**TASK OBJECTIVE:**
Within the records that follow, find every line containing the string "this". Copy those lines.
--- BEGIN INPUT DATA ---
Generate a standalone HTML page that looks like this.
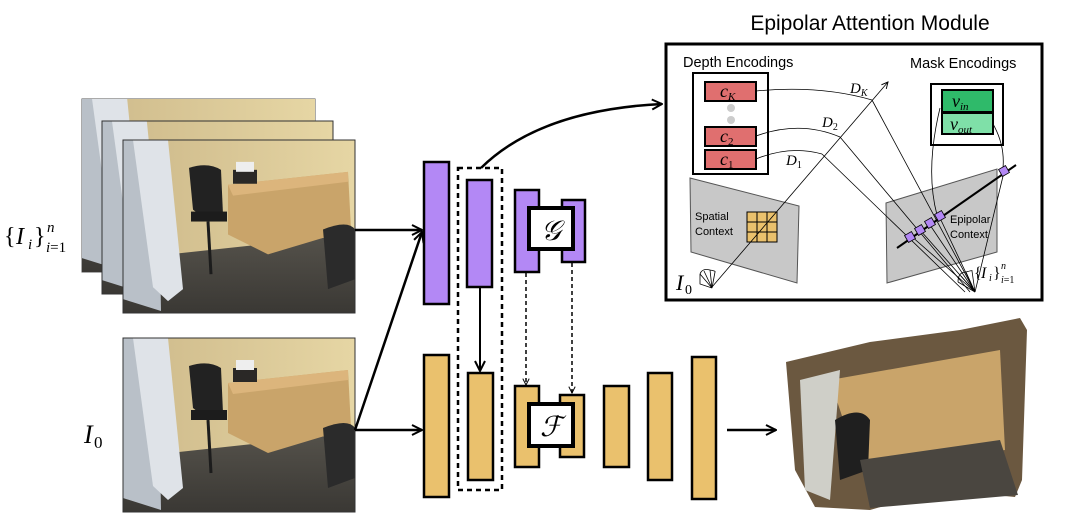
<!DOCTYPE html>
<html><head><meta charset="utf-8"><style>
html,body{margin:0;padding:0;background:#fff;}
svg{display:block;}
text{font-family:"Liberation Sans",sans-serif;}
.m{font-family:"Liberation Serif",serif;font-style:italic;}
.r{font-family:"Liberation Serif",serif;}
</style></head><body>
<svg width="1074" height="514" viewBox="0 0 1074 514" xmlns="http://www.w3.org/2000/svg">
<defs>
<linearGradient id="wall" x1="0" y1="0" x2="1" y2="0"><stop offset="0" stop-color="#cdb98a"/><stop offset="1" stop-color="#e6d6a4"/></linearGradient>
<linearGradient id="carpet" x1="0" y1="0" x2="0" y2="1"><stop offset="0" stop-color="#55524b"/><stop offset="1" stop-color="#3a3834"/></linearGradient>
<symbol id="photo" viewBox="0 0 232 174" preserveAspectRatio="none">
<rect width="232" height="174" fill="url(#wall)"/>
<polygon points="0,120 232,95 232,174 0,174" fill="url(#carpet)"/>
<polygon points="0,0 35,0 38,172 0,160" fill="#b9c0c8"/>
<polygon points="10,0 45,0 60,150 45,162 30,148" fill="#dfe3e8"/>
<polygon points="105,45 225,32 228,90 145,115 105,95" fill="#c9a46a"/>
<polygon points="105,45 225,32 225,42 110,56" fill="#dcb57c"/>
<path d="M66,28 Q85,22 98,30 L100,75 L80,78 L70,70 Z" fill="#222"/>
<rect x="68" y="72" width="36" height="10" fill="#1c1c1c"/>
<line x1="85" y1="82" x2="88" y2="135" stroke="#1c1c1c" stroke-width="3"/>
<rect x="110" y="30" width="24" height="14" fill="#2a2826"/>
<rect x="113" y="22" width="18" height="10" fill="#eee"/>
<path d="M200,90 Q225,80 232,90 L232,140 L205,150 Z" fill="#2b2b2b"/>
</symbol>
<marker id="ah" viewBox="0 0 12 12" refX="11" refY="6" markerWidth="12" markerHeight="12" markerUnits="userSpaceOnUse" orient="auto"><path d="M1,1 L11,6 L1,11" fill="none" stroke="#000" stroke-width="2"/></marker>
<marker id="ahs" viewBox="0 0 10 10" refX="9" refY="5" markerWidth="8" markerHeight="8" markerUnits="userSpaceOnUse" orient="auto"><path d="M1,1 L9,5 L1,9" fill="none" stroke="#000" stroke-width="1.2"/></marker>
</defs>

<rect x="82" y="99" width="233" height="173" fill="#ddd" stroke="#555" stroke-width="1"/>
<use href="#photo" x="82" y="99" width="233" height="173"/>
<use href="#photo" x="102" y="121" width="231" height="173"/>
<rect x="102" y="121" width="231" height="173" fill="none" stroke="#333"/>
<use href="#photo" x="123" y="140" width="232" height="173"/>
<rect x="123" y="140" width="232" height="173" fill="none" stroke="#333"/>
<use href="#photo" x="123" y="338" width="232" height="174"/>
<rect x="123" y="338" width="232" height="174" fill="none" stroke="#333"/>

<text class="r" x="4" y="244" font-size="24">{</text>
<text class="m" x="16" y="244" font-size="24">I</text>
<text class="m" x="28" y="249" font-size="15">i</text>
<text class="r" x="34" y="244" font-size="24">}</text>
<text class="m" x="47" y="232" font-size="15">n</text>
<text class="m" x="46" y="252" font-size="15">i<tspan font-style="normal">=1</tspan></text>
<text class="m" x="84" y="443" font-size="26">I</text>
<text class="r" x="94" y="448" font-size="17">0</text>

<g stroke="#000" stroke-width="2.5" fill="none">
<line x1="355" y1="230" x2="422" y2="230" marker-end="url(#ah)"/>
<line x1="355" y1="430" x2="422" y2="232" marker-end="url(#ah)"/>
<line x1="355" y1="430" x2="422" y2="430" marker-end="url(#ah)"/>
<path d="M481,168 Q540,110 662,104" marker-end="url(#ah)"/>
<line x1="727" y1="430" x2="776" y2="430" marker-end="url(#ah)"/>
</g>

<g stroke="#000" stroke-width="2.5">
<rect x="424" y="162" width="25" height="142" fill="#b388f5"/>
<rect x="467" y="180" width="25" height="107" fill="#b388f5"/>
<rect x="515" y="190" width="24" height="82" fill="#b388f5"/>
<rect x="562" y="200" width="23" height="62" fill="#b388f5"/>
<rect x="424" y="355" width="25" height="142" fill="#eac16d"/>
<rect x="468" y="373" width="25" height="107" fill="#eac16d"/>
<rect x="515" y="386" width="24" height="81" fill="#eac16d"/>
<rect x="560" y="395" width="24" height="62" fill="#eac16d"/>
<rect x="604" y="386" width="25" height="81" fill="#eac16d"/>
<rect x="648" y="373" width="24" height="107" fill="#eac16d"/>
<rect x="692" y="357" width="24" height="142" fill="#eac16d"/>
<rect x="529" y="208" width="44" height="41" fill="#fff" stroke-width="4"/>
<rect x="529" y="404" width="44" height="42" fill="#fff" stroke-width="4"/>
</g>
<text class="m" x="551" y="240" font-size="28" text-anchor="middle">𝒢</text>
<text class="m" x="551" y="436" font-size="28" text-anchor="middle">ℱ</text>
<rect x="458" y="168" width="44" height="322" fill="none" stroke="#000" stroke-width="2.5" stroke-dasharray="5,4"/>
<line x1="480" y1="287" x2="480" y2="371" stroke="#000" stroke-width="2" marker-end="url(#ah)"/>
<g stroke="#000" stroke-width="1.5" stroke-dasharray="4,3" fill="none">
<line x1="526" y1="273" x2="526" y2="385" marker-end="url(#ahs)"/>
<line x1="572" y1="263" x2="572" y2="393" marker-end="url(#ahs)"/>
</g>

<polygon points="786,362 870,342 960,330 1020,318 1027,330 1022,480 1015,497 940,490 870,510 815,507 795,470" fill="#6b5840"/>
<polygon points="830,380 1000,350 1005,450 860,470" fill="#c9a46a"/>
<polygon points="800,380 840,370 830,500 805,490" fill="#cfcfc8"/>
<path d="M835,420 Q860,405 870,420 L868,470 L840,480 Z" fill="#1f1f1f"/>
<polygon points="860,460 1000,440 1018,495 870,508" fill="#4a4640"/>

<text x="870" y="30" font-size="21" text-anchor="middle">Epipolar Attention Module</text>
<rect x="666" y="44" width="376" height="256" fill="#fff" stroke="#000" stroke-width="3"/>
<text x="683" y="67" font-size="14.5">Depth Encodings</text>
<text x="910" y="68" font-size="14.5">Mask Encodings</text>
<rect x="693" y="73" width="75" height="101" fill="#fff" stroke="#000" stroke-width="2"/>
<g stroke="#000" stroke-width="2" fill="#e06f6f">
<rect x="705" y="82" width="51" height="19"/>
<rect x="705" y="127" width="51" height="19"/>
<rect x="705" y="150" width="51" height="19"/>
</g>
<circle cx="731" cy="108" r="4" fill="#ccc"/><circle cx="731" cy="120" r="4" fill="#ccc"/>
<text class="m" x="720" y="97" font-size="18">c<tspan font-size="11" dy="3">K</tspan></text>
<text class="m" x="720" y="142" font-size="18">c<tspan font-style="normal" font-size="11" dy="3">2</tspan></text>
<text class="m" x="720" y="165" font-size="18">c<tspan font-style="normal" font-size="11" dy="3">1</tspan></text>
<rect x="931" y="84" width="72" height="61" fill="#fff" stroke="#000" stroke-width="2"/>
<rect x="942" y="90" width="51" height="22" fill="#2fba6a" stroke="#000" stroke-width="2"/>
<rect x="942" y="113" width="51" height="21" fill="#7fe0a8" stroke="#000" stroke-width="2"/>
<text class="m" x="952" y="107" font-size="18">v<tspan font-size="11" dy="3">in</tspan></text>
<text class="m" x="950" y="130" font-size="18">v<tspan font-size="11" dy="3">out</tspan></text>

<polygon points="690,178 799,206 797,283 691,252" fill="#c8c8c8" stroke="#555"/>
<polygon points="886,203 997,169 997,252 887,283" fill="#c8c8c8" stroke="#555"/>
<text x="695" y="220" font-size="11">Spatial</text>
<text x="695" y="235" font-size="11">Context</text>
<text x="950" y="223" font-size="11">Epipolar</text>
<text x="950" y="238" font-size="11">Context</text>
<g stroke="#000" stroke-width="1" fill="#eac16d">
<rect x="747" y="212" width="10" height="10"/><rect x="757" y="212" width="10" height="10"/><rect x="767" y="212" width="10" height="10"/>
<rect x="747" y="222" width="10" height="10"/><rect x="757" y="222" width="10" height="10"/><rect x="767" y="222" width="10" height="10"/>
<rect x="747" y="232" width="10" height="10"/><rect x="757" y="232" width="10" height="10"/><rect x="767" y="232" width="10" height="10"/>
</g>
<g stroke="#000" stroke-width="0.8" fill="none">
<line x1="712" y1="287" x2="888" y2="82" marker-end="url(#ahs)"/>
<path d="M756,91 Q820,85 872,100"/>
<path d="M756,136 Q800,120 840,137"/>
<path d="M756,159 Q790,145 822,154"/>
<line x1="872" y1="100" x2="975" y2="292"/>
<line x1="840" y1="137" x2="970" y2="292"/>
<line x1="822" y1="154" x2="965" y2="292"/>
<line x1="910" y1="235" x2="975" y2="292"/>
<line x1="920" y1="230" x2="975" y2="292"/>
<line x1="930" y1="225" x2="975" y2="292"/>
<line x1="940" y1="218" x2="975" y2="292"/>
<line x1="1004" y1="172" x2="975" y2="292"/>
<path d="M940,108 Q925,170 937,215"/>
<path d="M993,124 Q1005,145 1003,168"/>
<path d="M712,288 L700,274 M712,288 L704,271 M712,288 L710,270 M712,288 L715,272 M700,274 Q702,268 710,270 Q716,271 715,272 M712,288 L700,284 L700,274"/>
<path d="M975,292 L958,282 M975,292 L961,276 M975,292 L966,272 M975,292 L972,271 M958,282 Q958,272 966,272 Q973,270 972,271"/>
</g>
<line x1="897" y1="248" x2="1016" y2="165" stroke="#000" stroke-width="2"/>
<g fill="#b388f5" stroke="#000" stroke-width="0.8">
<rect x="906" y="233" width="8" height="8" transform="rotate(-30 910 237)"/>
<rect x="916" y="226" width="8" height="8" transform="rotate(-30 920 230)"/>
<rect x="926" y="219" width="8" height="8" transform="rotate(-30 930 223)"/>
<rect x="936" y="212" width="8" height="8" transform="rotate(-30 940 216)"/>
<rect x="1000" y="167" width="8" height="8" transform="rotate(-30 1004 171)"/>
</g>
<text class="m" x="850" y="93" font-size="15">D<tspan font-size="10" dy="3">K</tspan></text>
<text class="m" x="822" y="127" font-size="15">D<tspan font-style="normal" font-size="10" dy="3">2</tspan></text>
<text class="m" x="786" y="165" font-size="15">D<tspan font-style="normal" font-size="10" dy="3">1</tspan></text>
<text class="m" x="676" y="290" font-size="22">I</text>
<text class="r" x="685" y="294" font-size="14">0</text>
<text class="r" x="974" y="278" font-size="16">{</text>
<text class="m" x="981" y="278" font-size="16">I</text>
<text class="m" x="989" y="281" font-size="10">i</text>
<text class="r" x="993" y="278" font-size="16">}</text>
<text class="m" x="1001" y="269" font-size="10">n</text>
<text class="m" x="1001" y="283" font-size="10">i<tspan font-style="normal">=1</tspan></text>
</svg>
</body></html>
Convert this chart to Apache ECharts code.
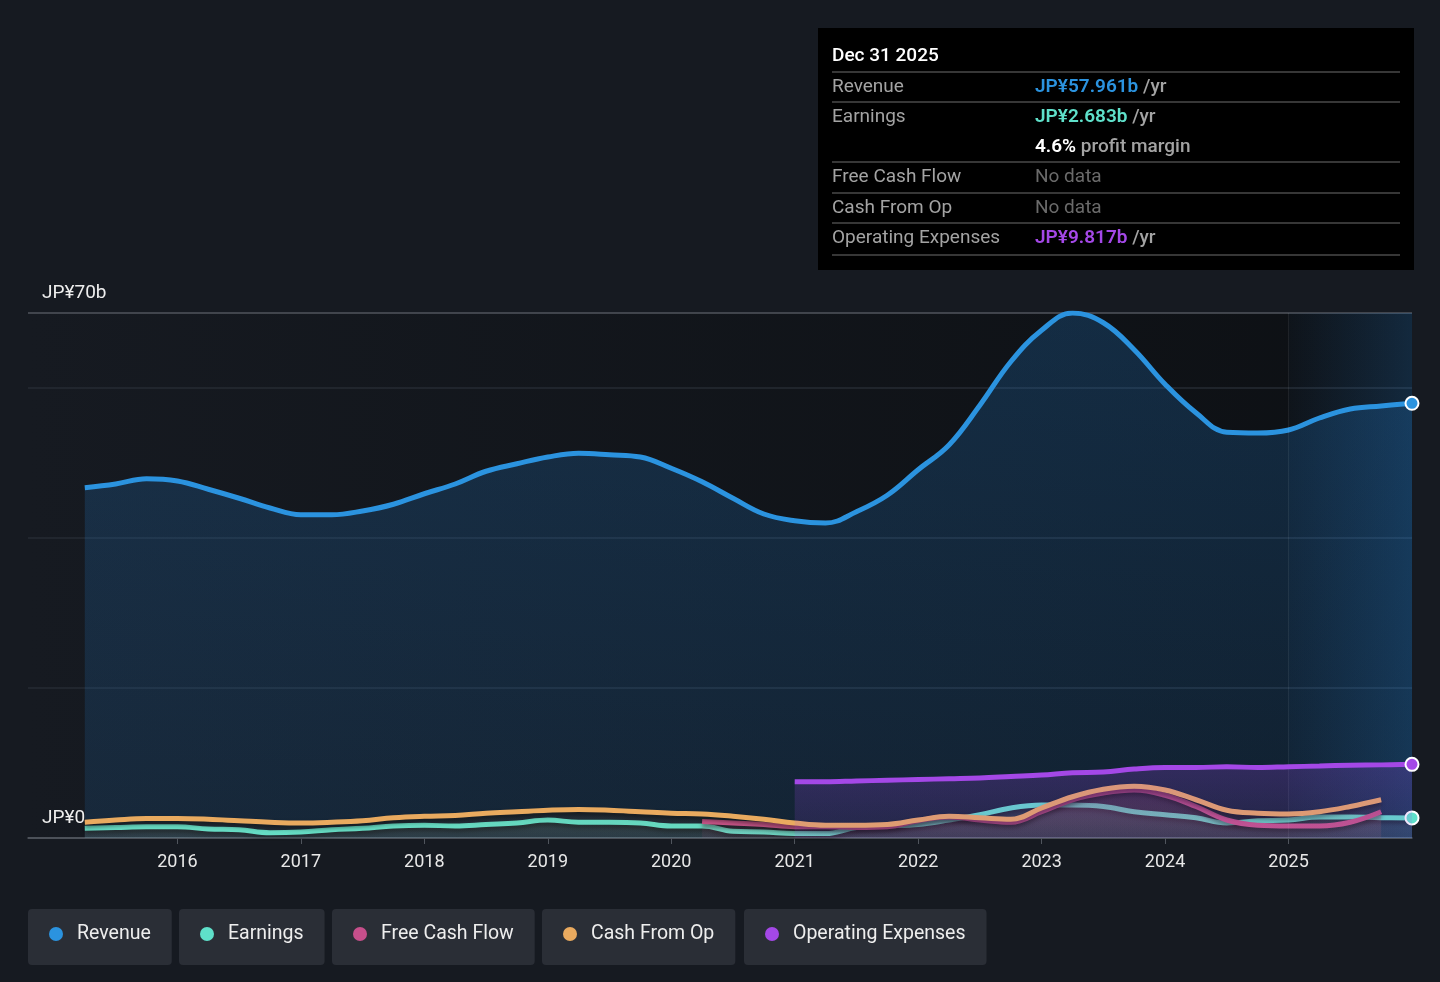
--- END INPUT DATA ---
**COMPLETE RESPONSE:**
Generate a standalone HTML page that looks like this.
Convert this chart to Apache ECharts code.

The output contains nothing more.